Читаем Такой способ понимать полностью

Но полгода всего проведя в Петербурге, Гоголь уже и помыслить не может без содрогания о том, чтобы «пресмыкаться в столице здешней между сими служащими, издерживающими жизнь так бесплодно… Изжить там век, где не представляется совершенно впереди ничего, где все лета, проведенные в ничтожных занятьях, будут тяжким упреком звучать душе. — Это убивственно! Что за счастие дослужить в 50 лет до какого-нибудь статского советника, пользоваться жалованием, едва стающим себя содержать прилично, и не иметь силы принесть на копейку добра человечеству…»

Положим, у Гоголя пока еще не было времени и способов узнать как следует жизнь «сих служащих». (Он еще поступит — ненадолго — в департамент, на шестисотрублевое годовое жалованье, еще намерзнется — зимой 1829 года — в летней шинели, утешаясь мыслью, что «взявши в сравнение свое место с местами, которые занимают другие»,он устроен получше весьма даже многих).

Но как бы там ни было, детским иллюзиям конец, а требования, предъявляемые Гоголем к жизни — своей ли, чужой, — не смягчаются нисколько. На этих требованиях он построит свою литературу. Скоро, скоро примется Гоголь, спасаясь от приступов невыносимой тоски (нет худа без добра: тоска дает комическому вымыслу удивительную свободу, независимость от реальности, почти невесомость: помните похождения Носа? а собачью переписку, перлюстрируемую безумцем?), очень скоро примется он сочинять повести, комедии, а там и Поэму, — и ужаснет современников зрелищем жизни, искаженной затмением смысла; изобразит чуть ли не все (хотелось — все!) мыслимые фазы этого затмения, выведет вереницу лиц и судеб, из которых улетучивается, убывает, исчезает человеческое содержание; и назовет мрачную стихию, к которой прикован его взгляд, новым и жутким именем — пошлость.

«Теперь же прямо скажу все: герои мои потому близки душе, что они из души; все мои последние сочинения — история моей собственной души.

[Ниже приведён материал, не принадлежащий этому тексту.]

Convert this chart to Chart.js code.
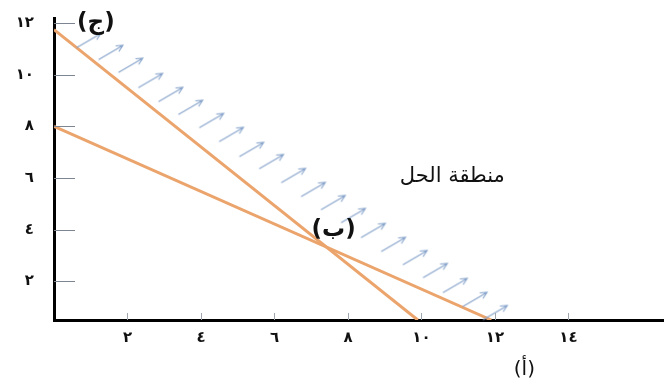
<!DOCTYPE html>
<html>
<head>
<meta charset="utf-8">
<script src="https://cdn.jsdelivr.net/npm/chart.js@4"></script>
<style>
html, body { margin: 0; padding: 0; background: #fff; }
#wrap { width: 664px; height: 387px; }
</style>
</head>
<body>
<div id="wrap"><canvas id="lpChart"></canvas></div>
<script>
// tick values (shown with Arabic-Indic digits)
var xTicks = [2, 4, 6, 8, 10, 12, 14];
var yTicks = [2, 4, 6, 8, 10, 12];
var arabicDigits = ['٠', '١', '٢', '٣', '٤', '٥', '٦', '٧', '٨', '٩'];

// the two constraint lines
var lineOneX = [0, 9.9];
var lineOneY = [11.75, 0.5];
var lineTwoX = [0, 11.9];
var lineTwoY = [8, 0.5];

// centres of the little arrows pointing into the solution region
var arrowX = [0.95, 1.55, 2.09, 2.63, 3.18, 3.72, 4.29, 4.83, 5.38, 5.92, 6.52,
              7.06, 7.60, 8.15, 8.69, 9.24, 9.83, 10.38, 10.92, 11.46, 12.01];
var arrowY = [11.33, 10.87, 10.37, 9.78, 9.24, 8.74, 8.23, 7.69, 7.11, 6.64, 6.10,
              5.56, 5.05, 4.55, 3.97, 3.43, 2.92, 2.42, 1.84, 1.30, 0.79];

function toArabic(n) {
    return String(n).replace(/\d/g, function(d) { return arabicDigits[d]; });
}

function points(xs, ys) {
    return xs.map(function(x, i) { return {x: x, y: ys[i]}; });
}

// arrow glyph used as point style
function makeArrow() {
    var c = document.createElement('canvas');
    c.width = 30;
    c.height = 20;
    var g = c.getContext('2d');
    g.strokeStyle = '#87a3cb';
    g.lineWidth = 1.1;
    g.lineCap = 'round';
    var tx = 3, ty = 17, hx = 27, hy = 3;
    var ang = Math.atan2(hy - ty, hx - tx);
    g.beginPath();
    g.moveTo(tx, ty);
    g.lineTo(hx, hy);
    g.moveTo(hx - 7 * Math.cos(ang - 0.45), hy - 7 * Math.sin(ang - 0.45));
    g.lineTo(hx, hy);
    g.lineTo(hx - 7 * Math.cos(ang + 0.45), hy - 7 * Math.sin(ang + 0.45));
    g.stroke();
    return c;
}

var labelsPlugin = {
    id: 'labelsPlugin',
    afterDatasetsDraw: function(chart) {
        var ctx = chart.ctx;
        var xs = chart.scales.x, ys = chart.scales.y;
        var area = chart.chartArea;
        ctx.save();
        // tick marks inside the plot
        ctx.strokeStyle = '#7c8590';
        ctx.lineWidth = 1;
        yTicks.forEach(function(v) {
            var py = Math.round(ys.getPixelForValue(v)) + 0.5;
            ctx.beginPath();
            ctx.moveTo(area.left, py);
            ctx.lineTo(area.left + 21, py);
            ctx.stroke();
        });
        ctx.strokeStyle = '#a0a6ad';
        xTicks.forEach(function(v) {
            var px = Math.round(xs.getPixelForValue(v)) + 0.5;
            ctx.beginPath();
            ctx.moveTo(px, area.bottom);
            ctx.lineTo(px, area.bottom - 7);
            ctx.stroke();
        });
        // annotations
        ctx.fillStyle = '#111';
        ctx.textAlign = 'center';
        ctx.textBaseline = 'middle';
        ctx.font = 'bold 23px "DejaVu Sans"';
        ctx.fillText('(ج)', xs.getPixelForValue(1.14), ys.getPixelForValue(12.0));
        ctx.fillText('(ب)', xs.getPixelForValue(7.61), ys.getPixelForValue(3.99));
        ctx.font = '21px "DejaVu Sans"';
        ctx.fillText('منطقة الحل', xs.getPixelForValue(10.84), ys.getPixelForValue(6.04));
        ctx.font = '20px "DejaVu Sans"';
        ctx.fillText('(أ)', xs.getPixelForValue(12.8), ys.getPixelForValue(-1.44));
        ctx.restore();
    }
};

var lineStyle = {
    showLine: true,
    borderColor: '#eba46c',
    borderWidth: 3,
    pointRadius: 0,
    fill: false
};

var ctx = document.getElementById('lpChart').getContext('2d');
var lpChart = new Chart(ctx, {
    type: 'scatter',
    data: {
        datasets: [
            {
                label: 'arrows',
                data: points(arrowX, arrowY),
                pointStyle: makeArrow(),
                pointRadius: 10,
                clip: false
            },
            Object.assign({label: 'line1', data: points(lineOneX, lineOneY)}, lineStyle),
            Object.assign({label: 'line2', data: points(lineTwoX, lineTwoY)}, lineStyle)
        ]
    },
    options: {
        responsive: true,
        maintainAspectRatio: false,
        animation: false,
        layout: {
            autoPadding: false,
            padding: {top: 18, right: 0, bottom: 0, left: 0}
        },
        plugins: {
            legend: {display: false},
            tooltip: {enabled: false}
        },
        scales: {
            x: {
                type: 'linear',
                min: 0,
                max: 16.6,
                grid: {display: false},
                border: {display: true, color: '#000', width: 3},
                afterBuildTicks: function(scale) {
                    scale.ticks = xTicks.map(function(v) { return {value: v}; });
                },
                afterFit: function(scale) {
                    scale.height = 67;
                    scale.paddingLeft = 0;
                    scale.paddingRight = 0;
                },
                ticks: {
                    color: '#111',
                    padding: 1,
                    maxRotation: 0,
                    font: {family: 'DejaVu Sans', size: 15, weight: 'bold'},
                    callback: function(v) { return toArabic(v); }
                }
            },
            y: {
                type: 'linear',
                min: 0.5,
                max: 12.2,
                grid: {display: false},
                border: {display: true, color: '#000', width: 3},
                afterBuildTicks: function(scale) {
                    scale.ticks = yTicks.map(function(v) { return {value: v}; });
                },
                afterFit: function(scale) {
                    scale.width = 54;
                    scale.paddingTop = 0;
                    scale.paddingBottom = 0;
                },
                ticks: {
                    color: '#111',
                    padding: 12,
                    font: {family: 'DejaVu Sans', size: 15, weight: 'bold'},
                    callback: function(v) { return toArabic(v); }
                }
            }
        }
    },
    plugins: [labelsPlugin]
});
</script>
</body>
</html>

И чтобы получше все это объяснить, определю тебе себя самого, как писателя. Обо мне много толковали, разбирая кое-какие мои стороны, но главного существа моего не определили. Его слышал один только Пушкин. Он мне говорил всегда, что еще ни у одного писателя не было этого дара выставлять так ярко пошлость жизни, уметь очертить в такой силе пошлость пошлого человека, чтобы вся та мелочь, которая ускользает от глаз, мелькнула бы крупно в глаза всем. Вот мое главное свойство, одному мне принадлежащее и которого, точно, нет у других писателей».

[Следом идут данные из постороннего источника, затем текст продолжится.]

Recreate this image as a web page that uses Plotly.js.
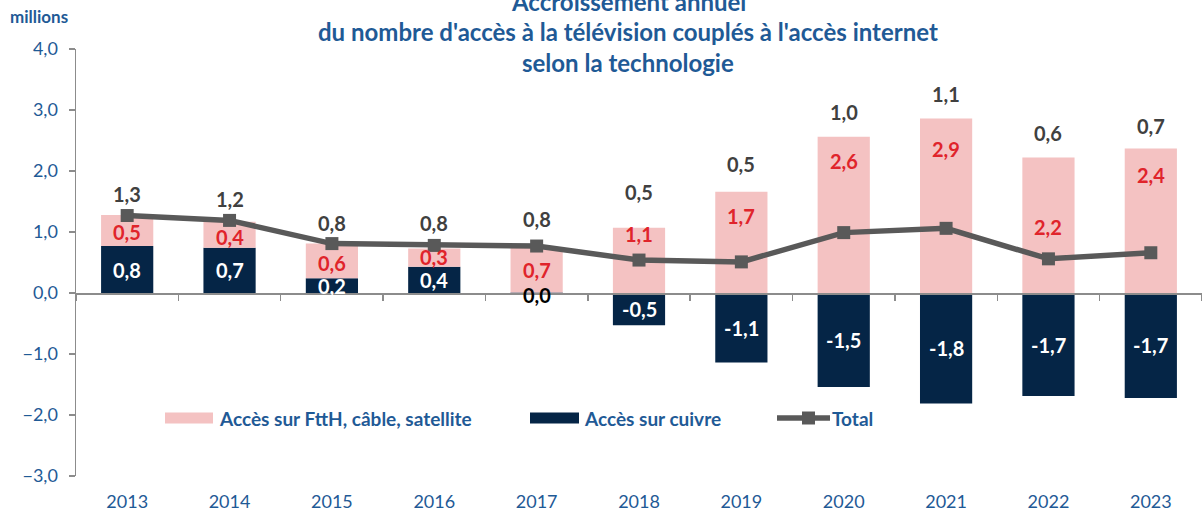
<!DOCTYPE html>
<html>
<head>
<meta charset="utf-8">
<script src="https://cdn.plot.ly/plotly-3.0.1.min.js"></script>
<style>
  html, body { margin: 0; padding: 0; background: #fff; }
  #chart { width: 1202px; height: 516px; }
</style>
</head>
<body>
<div id="chart"></div>
<script>
// ---- data ----
const years = ['2013','2014','2015','2016','2017','2018','2019','2020','2021','2022','2023'];
const cuivre = [0.77, 0.74, 0.24, 0.43, 0.01, -0.53, -1.14, -1.54, -1.81, -1.69, -1.72];
const ftth   = [0.51, 0.43, 0.57, 0.30, 0.74, 1.07, 1.66, 2.56, 2.86, 2.22, 2.37];
const total  = [1.27, 1.19, 0.81, 0.78, 0.77, 0.54, 0.51, 0.99, 1.06, 0.56, 0.66];
const seriesNames = ['Accès sur FttH, câble, satellite', 'Accès sur cuivre', 'Total'];
const yTicks = [-3, -2, -1, 0, 1, 2, 3, 4];

// ---- label placement (pixels, style only) ----
const ftthLabelDrop = [17, 15, 19, 9, 23, 6, 24, 24, 30, 69, 27];
const totalLabelRise = [21, 21, 21, 22, 27, 36, 28, 25, 25, 25, 22];

const FONT = 'Lato, "Open Sans", sans-serif';
const BLUE = '#1f5a96';
const PINK = '#f4c2c2';
const NAVY = '#052546';
const RED = '#e0242b';
const GREY = '#595959';
const fmt = v => v.toFixed(1).replace('.', ',');

const traces = [
  {
    type: 'bar', name: seriesNames[1], x: years, y: cuivre,
    marker: { color: NAVY },
    width: 0.51,
    hoverinfo: 'skip', showlegend: false
  },
  {
    type: 'bar', name: seriesNames[0], x: years, y: ftth,
    marker: { color: PINK },
    width: 0.51,
    hoverinfo: 'skip', showlegend: false
  },
  {
    type: 'scatter', mode: 'lines+markers', name: seriesNames[2], x: years, y: total,
    line: { color: GREY, width: 5.5 },
    marker: { symbol: 'square', size: 13, color: GREY },
    hoverinfo: 'skip', showlegend: false
  }
];

const LBL = 20;
const annotations = [];
years.forEach((yr, i) => {
  // copper labels, centred in the bar
  annotations.push({
    x: i, y: cuivre[i] / 2, xref: 'x', yref: 'y', text: fmt(cuivre[i]), showarrow: false,
    yanchor: 'middle', yshift: Math.abs(cuivre[i]) < 0.05 ? -2 : 0,
    font: { family: FONT, size: LBL, weight: 700,
      color: Math.abs(cuivre[i]) < 0.05 ? '#000000' : '#ffffff' }
  });
  const top = cuivre[i] > 0 ? cuivre[i] + ftth[i] : ftth[i];
  annotations.push({
    x: i, y: top, xref: 'x', yref: 'y', text: fmt(ftth[i]), showarrow: false,
    yanchor: 'middle', yshift: -ftthLabelDrop[i],
    font: { family: FONT, size: LBL, weight: 700, color: RED }
  });
  const base = Math.max(top, total[i]);
  annotations.push({
    x: i, y: base, xref: 'x', yref: 'y', text: fmt(total[i]), showarrow: false,
    yanchor: 'middle', yshift: totalLabelRise[i],
    font: { family: FONT, size: LBL, weight: 700, color: '#404040' }
  });
});

const L = 76, T = 49, PW = 1126, PH = 427;
const px = x => (x - L) / PW;
const py = y => (T + PH - y) / PH;

['Accroissement annuel',
 "du nombre d'accès à la télévision couplés à l'accès internet",
 'selon la technologie'].forEach((t, i) => {
  annotations.push({
    x: px(628), y: py([1, 32, 62][i]), xref: 'paper', yref: 'paper',
    text: t, showarrow: false, xanchor: 'center', yanchor: 'middle',
    font: { family: FONT, size: 24, weight: 700, color: BLUE }
  });
});
annotations.push({
  x: px(8), y: py(17), xref: 'paper', yref: 'paper', text: 'millions',
  showarrow: false, xanchor: 'left', yanchor: 'middle',
  font: { family: FONT, size: 17, weight: 700, color: BLUE }
});

const legY = py(418);
const LEG = 19;
annotations.push(
  { x: px(217), y: legY, xref: 'paper', yref: 'paper', text: seriesNames[0], showarrow: false,
    xanchor: 'left', yanchor: 'middle', font: { family: FONT, size: LEG, weight: 700, color: BLUE } },
  { x: px(582), y: legY, xref: 'paper', yref: 'paper', text: seriesNames[1], showarrow: false,
    xanchor: 'left', yanchor: 'middle', font: { family: FONT, size: LEG, weight: 700, color: BLUE } },
  { x: px(830), y: legY, xref: 'paper', yref: 'paper', text: seriesNames[2], showarrow: false,
    xanchor: 'left', yanchor: 'middle', font: { family: FONT, size: LEG, weight: 700, color: BLUE } }
);
const shapes = [
  { type: 'rect', xref: 'paper', yref: 'paper', x0: px(165), x1: px(213), y0: py(423.5), y1: py(412.5),
    fillcolor: PINK, line: { width: 0 } },
  { type: 'rect', xref: 'paper', yref: 'paper', x0: px(530), x1: px(579), y0: py(423.5), y1: py(412.5),
    fillcolor: NAVY, line: { width: 0 } },
  { type: 'line', xref: 'paper', yref: 'paper', x0: px(777), x1: px(830), y0: legY, y1: legY,
    line: { color: GREY, width: 5.5 } },
  { type: 'rect', xref: 'paper', yref: 'paper', x0: px(802), x1: px(815), y0: py(424.5), y1: py(411.5),
    fillcolor: GREY, line: { width: 0 } }
];

const layout = {
  width: 1202, height: 516,
  margin: { l: L, r: 1202 - L - PW, t: T, b: 516 - T - PH, pad: 0 },
  paper_bgcolor: '#ffffff', plot_bgcolor: '#ffffff',
  barmode: 'relative',
  separators: ', ',
  showlegend: false,
  xaxis: {
    type: 'category', range: [-0.5, 10.5], autorange: false,
    anchor: 'free', position: 3 / 7,
    showline: true, linecolor: '#8c8c8c', linewidth: 1.5,
    ticks: 'outside', tickson: 'boundaries', ticklen: 6, tickcolor: '#8c8c8c', tickwidth: 1.5,
    showgrid: false, zeroline: false,
    tickangle: 0,
    ticklabelstandoff: 192,
    tickfont: { family: FONT, size: 18, color: BLUE }
  },
  yaxis: {
    range: [-3, 4], autorange: false, tickvals: yTicks, tickformat: '.1f',
    showline: true, linecolor: '#8c8c8c', linewidth: 1.5,
    ticks: 'outside', ticklen: 6, tickcolor: '#8c8c8c', tickwidth: 1.5,
    showgrid: false, zeroline: false,
    ticklabelstandoff: 7,
    tickfont: { family: FONT, size: 18, color: BLUE }
  },
  annotations: annotations,
  shapes: shapes,
  font: { family: FONT }
};

Plotly.newPlot('chart', traces, layout, { displayModeBar: false, staticPlot: true });
</script>
</body>
</html>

Действительно, был такой разговор, по крайней мере один — декабрьским вечером 1833 года, когда Гоголь прочел Пушкину «Повесть о том, как поссорился Иван Иванович с Иваном Никифоровичем». Сомнительно, однако, чтобы Пушкин изъяснялся такими оборотами — они сугубо гоголевские. Пушкин вообще ни разу в жизни не написал слово «пошлость», — надо полагать, что и не сказал. В «Словаре языка Пушкина» находится только эпитет «пошлый», и ему приписаны такие значения: 1) весьма распространенный, ставший привычным, всем известный, ходячий; 2) обыкновенный, ничем не примечательный, заурядный (таков, например, тот «мадригал», что нашептывает Онегин Ольге Лариной, и напрасно некоторые думают, будто он ей гадости бормотал); 3) свидетельствующий о дурном вкусе, низкопробный.

Очевидно, что Гоголь пользуется другим измерением: его « пошлость жизни» —категория моральная. Это та «низкая существенность», из которой на девять десятых состоит человек, и его готовность умалиться до дроби; это его согласие променять свою роль в истории на животные радости; это добровольная ничтожность; это клиническая смерть души, способной наглухо запахнуться в нищенское благополучие и наслаждаться мнимым покоем посреди трагической реальности.